Penalties in this case include three years of probation and a postseason ban for teams that continue to have student-athletes who are receiving financial aid based on athletics participation. If the college repackages the aid, the teams do not have to serve a ban.

This case was resolved through the summary disposition process, a cooperative effort where the involved parties collectively submit the case to the Committee on Infractions in written form. The NCAA enforcement staff and the college must agree to the facts of the case in order for this process to be used instead of having a formal hearing. The panel reviewing the case held an expedited penalty hearing because the college did not agree with the postseason ban.

  The college did not ensure that appropriate monitoring policies and procedures were in place to prevent athletics participation from influencing the financial aid packaging process. For at least five years, the college used a matrix rating system that considered athletics participation in its admissions process, but did not exclude those ratings when determining the prospect’s financial aid package. The system also allowed the college’s coaches to submit rating sheets that included the athletics information.

The head baseball coach sent recruiting emails to nearly 30 prospects detailing the college’s financial aid process.
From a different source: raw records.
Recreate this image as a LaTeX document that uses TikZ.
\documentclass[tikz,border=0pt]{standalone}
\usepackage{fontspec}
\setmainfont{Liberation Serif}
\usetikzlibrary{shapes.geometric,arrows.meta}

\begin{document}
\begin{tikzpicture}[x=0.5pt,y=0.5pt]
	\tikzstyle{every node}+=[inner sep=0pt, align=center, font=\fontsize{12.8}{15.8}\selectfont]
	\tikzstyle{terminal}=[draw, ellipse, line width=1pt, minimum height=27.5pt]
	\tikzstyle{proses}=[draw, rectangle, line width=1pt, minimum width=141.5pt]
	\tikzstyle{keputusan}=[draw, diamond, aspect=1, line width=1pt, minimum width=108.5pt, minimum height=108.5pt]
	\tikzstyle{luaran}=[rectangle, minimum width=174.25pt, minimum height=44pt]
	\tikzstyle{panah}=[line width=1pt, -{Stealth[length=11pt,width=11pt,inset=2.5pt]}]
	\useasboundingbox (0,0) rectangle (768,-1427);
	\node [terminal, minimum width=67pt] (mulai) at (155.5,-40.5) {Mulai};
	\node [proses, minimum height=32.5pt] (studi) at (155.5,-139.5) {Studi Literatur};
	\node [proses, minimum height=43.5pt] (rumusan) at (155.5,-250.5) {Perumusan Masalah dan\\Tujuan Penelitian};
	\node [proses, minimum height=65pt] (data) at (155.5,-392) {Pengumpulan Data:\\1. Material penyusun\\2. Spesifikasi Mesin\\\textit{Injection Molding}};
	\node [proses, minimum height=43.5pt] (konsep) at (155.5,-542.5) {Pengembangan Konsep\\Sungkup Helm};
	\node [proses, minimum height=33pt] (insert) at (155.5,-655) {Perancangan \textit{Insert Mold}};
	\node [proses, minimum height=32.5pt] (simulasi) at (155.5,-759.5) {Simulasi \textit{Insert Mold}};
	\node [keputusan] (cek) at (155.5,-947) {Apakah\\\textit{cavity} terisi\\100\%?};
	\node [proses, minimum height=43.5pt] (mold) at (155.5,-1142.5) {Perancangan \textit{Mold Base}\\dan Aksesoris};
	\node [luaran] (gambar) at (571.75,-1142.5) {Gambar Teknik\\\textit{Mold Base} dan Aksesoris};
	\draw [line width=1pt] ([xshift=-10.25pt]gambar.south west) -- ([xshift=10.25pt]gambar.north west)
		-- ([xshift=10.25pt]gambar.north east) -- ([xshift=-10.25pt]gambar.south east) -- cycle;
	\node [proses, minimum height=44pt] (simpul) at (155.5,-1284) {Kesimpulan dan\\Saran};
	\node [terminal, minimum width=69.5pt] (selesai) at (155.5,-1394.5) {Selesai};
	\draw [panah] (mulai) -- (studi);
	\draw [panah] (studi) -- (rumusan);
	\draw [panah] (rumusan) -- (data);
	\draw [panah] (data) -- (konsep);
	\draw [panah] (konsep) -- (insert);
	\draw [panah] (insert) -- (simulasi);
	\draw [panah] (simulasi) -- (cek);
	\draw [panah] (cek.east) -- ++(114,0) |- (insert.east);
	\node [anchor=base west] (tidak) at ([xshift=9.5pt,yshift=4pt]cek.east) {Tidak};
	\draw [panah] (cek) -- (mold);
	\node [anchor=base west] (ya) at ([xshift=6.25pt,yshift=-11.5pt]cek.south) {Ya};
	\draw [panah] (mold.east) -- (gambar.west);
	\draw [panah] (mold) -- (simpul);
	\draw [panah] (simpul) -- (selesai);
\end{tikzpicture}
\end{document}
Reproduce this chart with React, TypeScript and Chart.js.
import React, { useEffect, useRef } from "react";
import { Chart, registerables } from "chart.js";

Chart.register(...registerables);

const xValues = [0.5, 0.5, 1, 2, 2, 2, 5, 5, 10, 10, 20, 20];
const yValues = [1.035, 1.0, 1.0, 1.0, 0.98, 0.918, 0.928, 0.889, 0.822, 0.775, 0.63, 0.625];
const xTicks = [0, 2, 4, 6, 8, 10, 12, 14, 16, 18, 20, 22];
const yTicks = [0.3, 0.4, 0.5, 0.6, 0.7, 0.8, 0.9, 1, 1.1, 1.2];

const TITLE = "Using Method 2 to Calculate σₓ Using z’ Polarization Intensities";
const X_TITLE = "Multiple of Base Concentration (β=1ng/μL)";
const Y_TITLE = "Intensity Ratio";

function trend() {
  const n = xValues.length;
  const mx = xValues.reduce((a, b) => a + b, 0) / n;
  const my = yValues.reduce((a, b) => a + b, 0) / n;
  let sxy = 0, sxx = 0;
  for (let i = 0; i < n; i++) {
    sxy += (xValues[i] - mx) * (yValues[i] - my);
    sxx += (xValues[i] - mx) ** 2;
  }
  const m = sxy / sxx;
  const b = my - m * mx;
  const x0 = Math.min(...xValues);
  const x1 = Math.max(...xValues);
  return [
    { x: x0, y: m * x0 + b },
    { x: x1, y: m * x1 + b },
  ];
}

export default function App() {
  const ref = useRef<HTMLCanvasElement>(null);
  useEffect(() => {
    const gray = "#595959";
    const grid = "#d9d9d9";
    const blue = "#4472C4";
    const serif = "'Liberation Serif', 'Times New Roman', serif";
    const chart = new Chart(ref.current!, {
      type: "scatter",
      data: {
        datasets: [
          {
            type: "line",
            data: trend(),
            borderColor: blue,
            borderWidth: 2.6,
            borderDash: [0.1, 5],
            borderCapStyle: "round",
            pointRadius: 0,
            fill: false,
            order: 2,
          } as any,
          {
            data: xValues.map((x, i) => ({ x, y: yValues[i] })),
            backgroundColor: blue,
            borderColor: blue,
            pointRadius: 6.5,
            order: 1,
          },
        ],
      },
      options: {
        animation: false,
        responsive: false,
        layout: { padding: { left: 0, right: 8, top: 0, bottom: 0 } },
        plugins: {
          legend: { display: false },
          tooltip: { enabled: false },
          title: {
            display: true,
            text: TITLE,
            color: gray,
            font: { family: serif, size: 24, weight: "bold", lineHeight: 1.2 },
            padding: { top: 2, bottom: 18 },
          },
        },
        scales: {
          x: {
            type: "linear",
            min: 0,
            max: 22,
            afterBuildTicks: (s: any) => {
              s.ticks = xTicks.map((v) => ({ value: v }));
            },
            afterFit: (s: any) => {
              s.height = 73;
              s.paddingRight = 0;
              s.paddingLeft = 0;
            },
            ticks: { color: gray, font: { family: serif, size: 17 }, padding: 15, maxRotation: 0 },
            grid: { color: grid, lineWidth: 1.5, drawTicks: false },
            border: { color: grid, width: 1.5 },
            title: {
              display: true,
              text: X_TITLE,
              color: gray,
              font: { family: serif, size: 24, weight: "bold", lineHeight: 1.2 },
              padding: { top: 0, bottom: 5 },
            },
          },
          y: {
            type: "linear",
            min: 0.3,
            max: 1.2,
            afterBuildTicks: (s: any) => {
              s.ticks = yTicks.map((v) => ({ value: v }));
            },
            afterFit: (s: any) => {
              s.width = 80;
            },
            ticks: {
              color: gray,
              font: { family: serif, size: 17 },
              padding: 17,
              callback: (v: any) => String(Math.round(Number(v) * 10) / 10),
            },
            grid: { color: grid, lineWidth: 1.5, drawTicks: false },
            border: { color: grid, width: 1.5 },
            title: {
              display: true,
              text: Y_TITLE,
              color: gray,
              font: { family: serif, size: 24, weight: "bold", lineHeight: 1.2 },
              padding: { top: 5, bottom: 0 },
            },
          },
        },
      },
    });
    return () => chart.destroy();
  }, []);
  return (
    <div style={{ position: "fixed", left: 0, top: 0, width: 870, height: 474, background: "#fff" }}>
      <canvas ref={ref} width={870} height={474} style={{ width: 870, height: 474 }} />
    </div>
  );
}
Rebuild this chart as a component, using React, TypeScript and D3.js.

In the emails, he told prospects that the college’s admissions office would increase merit-based financial aid upon his written recommendation. The school and coach said the email was meant to be informative, but acknowledged it could be interpreted as a written offer of aid. The committee noted that even if informational, the coach was motivated by recruiting and detailing the increase in merit-based financial aid based on a coach’s recommendation was considered an advantage.

The penalties include:                                                                                                         

  • Public reprimand and censure.
  • Three years of probation from March 22, 2016, through March 21, 2019.
  • A postseason ban for all teams that continue to have student-athletes who are receiving financial aid based on athletics participation, effective immediately.
  • A Level II review from the NCAA Division III Financial Aid Committee during the first and third years of probation. The school must follow any recommendations made by the reviewer.
  • During each year of probation, at least one head coach and at least one member from the school’s admissions or financial aid staffs must attend an NCAA Regional Rules Seminar. The athletics director and head baseball coach attended a 2014 Regional Rules Seminar (self-imposed by the college). The head baseball coach and a senior athletics administrator must attend at least one additional NCAA Regional Rules Seminar during the probation period.
  • Monthly rules education sessions for the head baseball coach and his staff. During the sessions, the college must review the baseball program’s recruiting communications.

The members of the Division III Committee on Infractions who reviewed this case included Dave Cecil, associate vice president for financial aid at Transylvania University; Amy Hackett, committee chair and director of athletics at the University of Puget Sound; Tracey Hathaway, associate director of athletics for compliance and student-athlete welfare at the University of Massachusetts Boston; Gerald Houlihan, attorney in private practice; and Gerald Young, athletics director at Carleton College.